Collect all lines containing the word "Write" from the data.

> Record set
_ _ _ _ _
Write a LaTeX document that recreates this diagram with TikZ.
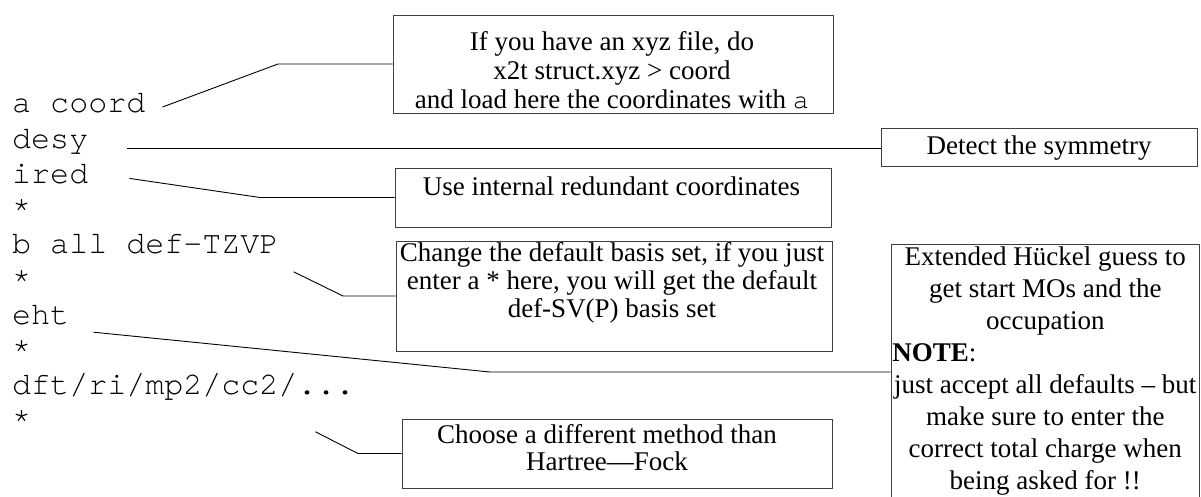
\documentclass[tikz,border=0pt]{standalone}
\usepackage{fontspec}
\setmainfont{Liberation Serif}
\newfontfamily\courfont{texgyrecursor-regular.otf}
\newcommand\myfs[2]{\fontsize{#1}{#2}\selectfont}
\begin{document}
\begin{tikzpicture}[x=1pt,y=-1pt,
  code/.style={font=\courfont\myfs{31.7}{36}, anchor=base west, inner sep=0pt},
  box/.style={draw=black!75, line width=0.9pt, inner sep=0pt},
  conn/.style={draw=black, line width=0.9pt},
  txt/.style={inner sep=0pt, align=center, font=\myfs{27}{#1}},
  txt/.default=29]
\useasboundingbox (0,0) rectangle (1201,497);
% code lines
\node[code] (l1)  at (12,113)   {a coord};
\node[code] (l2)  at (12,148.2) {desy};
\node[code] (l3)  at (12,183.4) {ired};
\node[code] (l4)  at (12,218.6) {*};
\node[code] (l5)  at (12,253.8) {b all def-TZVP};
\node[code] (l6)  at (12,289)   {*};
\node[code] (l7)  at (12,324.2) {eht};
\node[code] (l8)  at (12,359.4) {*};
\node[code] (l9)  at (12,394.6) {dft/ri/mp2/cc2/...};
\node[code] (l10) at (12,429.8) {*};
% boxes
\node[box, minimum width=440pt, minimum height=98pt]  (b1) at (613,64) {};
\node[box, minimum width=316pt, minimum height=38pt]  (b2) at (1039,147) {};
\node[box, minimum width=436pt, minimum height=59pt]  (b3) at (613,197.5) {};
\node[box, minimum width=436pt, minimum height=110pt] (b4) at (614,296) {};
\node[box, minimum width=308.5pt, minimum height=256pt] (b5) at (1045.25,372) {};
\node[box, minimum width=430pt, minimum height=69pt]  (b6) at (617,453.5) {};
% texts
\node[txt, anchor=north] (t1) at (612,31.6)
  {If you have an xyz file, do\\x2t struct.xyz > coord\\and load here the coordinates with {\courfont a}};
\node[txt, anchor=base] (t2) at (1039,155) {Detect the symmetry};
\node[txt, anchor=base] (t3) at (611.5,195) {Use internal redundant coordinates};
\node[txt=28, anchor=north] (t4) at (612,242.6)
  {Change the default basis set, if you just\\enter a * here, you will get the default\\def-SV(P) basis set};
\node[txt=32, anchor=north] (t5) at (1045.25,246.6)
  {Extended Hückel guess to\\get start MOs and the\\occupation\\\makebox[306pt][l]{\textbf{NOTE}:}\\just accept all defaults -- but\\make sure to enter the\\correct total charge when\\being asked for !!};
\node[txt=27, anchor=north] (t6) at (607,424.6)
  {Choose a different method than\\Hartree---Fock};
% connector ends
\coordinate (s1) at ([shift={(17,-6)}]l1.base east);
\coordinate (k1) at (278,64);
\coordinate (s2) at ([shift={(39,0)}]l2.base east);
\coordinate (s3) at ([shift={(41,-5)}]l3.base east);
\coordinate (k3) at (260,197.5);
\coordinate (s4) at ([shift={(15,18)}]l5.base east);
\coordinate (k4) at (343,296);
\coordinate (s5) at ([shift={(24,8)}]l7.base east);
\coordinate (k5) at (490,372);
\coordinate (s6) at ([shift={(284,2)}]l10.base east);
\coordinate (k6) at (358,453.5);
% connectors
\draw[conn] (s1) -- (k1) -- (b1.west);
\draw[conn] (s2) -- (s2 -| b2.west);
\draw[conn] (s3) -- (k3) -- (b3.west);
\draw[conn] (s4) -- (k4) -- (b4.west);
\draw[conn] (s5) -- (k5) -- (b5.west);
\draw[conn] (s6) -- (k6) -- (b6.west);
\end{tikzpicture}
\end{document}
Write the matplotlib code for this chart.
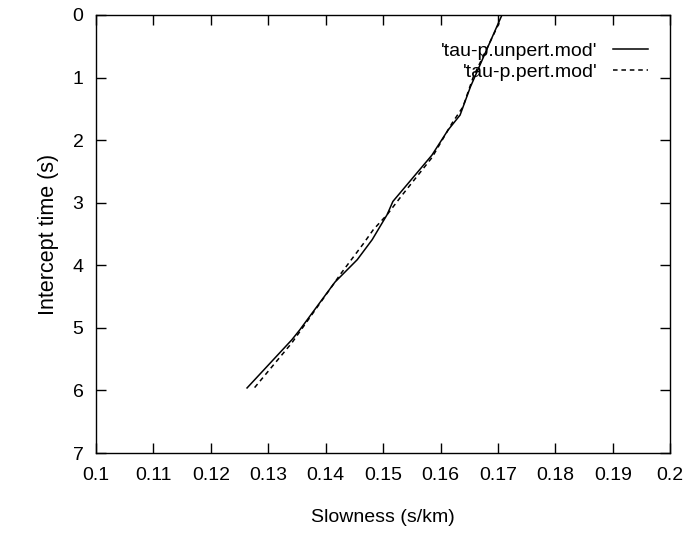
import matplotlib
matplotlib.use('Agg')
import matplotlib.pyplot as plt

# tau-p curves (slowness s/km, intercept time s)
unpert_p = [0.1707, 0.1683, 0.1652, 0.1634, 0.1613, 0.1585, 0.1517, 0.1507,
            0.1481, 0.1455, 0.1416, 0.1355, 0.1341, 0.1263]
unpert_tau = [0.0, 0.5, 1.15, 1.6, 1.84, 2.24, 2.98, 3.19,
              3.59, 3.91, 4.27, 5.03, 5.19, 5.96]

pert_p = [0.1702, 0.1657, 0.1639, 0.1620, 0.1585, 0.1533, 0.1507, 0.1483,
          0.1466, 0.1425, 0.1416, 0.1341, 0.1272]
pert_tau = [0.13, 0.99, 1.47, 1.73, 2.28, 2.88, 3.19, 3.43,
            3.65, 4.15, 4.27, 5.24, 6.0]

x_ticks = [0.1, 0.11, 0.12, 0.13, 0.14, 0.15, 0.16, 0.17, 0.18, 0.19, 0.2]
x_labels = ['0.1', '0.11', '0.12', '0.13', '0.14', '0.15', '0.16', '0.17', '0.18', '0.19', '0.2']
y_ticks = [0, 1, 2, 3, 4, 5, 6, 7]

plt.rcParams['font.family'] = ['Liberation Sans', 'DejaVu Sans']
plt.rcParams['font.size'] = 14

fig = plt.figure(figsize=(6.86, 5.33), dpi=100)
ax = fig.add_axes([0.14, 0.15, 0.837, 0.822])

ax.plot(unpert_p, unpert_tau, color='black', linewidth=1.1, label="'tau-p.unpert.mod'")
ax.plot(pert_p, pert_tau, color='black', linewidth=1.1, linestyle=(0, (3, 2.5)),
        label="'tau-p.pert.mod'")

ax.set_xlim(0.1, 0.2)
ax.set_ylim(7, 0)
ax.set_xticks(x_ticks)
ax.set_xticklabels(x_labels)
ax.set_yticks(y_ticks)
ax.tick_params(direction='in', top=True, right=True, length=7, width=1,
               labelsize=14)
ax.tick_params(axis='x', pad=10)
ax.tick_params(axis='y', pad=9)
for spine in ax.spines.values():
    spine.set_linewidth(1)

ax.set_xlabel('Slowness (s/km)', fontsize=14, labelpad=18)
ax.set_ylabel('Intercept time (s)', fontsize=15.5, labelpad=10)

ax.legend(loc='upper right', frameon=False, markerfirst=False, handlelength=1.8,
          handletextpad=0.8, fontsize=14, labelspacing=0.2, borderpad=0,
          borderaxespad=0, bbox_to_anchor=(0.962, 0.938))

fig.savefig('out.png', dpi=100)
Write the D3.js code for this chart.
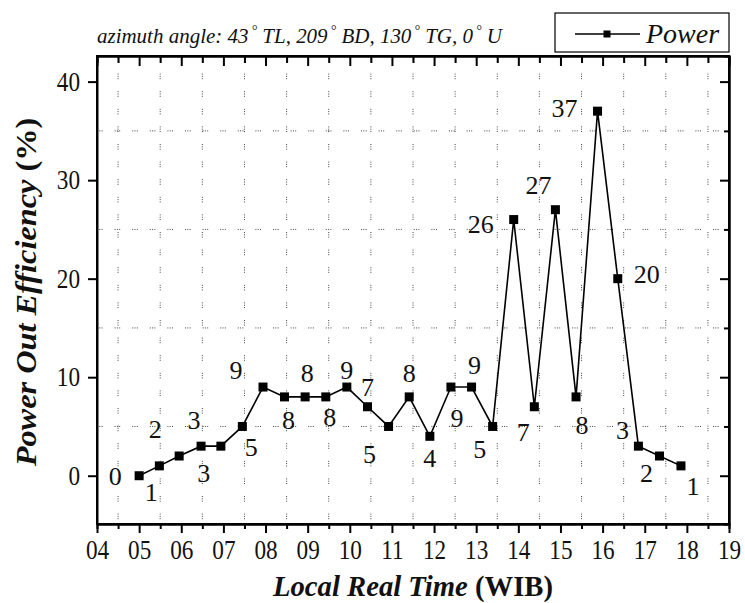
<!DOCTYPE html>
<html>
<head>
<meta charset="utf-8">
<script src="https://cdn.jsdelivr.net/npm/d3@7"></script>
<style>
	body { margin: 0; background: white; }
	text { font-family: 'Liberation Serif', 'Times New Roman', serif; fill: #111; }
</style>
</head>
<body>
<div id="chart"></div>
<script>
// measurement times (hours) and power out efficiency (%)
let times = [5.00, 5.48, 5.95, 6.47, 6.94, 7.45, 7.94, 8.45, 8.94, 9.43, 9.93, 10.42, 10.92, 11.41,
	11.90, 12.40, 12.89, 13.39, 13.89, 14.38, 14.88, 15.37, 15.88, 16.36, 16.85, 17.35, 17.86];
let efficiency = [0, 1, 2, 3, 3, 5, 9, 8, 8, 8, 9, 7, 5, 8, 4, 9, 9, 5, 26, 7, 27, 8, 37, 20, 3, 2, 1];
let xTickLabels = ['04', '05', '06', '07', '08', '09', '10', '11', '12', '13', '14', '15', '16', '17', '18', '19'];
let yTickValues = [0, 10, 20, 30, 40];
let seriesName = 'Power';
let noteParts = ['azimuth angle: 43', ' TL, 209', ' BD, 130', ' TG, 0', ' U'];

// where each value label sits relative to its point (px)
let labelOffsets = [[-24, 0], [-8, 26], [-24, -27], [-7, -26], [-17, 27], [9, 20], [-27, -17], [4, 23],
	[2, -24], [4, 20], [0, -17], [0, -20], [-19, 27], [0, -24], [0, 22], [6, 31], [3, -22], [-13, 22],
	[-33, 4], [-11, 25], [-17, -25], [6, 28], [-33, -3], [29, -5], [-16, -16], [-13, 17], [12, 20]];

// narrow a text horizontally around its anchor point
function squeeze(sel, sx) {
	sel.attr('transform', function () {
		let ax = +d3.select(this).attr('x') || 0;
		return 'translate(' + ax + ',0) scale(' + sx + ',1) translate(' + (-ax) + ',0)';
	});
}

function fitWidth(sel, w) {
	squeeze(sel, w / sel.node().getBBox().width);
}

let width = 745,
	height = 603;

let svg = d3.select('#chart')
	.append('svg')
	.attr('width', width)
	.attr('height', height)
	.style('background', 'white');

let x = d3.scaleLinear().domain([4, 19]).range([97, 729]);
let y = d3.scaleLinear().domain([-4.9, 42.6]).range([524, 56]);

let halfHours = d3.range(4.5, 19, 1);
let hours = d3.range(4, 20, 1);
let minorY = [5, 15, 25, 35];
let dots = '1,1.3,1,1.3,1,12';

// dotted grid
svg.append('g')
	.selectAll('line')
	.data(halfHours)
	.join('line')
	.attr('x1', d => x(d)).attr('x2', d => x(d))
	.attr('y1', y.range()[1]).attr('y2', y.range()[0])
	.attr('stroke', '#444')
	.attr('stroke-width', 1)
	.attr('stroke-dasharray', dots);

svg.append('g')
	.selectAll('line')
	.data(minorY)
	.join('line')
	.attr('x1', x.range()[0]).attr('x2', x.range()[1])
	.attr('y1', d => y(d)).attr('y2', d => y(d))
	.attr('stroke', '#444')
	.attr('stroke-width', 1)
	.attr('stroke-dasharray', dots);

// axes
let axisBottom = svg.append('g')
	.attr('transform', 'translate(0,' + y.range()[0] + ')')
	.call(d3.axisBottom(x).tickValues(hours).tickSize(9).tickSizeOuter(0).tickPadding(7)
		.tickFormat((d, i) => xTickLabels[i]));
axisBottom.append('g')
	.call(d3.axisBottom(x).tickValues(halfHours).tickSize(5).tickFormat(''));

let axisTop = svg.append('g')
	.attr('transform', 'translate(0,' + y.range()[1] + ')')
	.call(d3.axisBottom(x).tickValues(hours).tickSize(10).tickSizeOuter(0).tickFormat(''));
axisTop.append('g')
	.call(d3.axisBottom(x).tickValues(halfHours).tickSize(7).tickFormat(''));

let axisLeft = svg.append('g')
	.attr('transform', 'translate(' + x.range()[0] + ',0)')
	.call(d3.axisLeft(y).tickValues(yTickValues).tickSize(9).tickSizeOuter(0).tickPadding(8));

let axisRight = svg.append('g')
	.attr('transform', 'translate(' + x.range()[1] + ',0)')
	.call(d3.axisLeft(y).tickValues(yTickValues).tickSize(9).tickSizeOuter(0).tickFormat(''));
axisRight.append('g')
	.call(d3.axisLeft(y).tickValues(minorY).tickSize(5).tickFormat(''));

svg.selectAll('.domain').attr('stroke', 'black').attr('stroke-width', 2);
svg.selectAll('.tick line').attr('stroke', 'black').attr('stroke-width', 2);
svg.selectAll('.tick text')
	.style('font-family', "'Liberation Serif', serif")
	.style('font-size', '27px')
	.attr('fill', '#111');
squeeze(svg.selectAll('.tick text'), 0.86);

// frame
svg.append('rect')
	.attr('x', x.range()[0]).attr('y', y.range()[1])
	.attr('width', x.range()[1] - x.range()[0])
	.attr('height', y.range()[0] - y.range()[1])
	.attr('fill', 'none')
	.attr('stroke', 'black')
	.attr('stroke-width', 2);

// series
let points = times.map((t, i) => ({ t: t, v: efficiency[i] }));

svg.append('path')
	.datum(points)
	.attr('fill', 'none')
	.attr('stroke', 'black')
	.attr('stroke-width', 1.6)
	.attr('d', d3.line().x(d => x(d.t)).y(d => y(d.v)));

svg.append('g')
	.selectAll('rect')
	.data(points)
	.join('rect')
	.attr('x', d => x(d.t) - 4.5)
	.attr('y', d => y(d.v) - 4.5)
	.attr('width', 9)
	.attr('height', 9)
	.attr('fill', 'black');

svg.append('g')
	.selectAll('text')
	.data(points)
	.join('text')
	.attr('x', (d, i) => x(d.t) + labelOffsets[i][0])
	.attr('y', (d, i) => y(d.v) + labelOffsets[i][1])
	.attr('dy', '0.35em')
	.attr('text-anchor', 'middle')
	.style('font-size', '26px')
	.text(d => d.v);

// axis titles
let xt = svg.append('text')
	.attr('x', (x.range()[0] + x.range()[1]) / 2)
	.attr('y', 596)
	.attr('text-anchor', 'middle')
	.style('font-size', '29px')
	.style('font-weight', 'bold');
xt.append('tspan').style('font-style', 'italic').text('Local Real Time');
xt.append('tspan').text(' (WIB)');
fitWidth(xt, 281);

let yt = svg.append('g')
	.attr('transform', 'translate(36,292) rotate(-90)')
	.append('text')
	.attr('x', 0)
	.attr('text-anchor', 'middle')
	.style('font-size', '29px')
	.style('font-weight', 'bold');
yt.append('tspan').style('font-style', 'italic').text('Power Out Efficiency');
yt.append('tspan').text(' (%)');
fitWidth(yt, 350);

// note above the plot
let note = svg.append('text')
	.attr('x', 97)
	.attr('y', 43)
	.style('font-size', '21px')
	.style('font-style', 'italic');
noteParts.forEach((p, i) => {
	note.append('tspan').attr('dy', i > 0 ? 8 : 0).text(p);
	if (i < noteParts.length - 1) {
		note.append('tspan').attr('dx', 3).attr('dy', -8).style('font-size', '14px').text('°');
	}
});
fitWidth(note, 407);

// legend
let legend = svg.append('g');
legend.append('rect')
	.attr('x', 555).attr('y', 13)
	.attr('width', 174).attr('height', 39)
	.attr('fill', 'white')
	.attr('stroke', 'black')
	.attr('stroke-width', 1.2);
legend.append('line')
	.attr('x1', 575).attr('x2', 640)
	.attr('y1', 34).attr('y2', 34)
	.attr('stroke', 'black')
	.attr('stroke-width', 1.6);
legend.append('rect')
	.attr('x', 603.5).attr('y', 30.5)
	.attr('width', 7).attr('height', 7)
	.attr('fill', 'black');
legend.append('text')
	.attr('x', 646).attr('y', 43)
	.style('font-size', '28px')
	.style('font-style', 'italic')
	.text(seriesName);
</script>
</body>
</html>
_ _ _ _ _
> Output for this exercise
Write a LaTeX document that recreates this diagram with TikZ.
Write the matplotlib code for this chart.
Write the D3.js code for this chart.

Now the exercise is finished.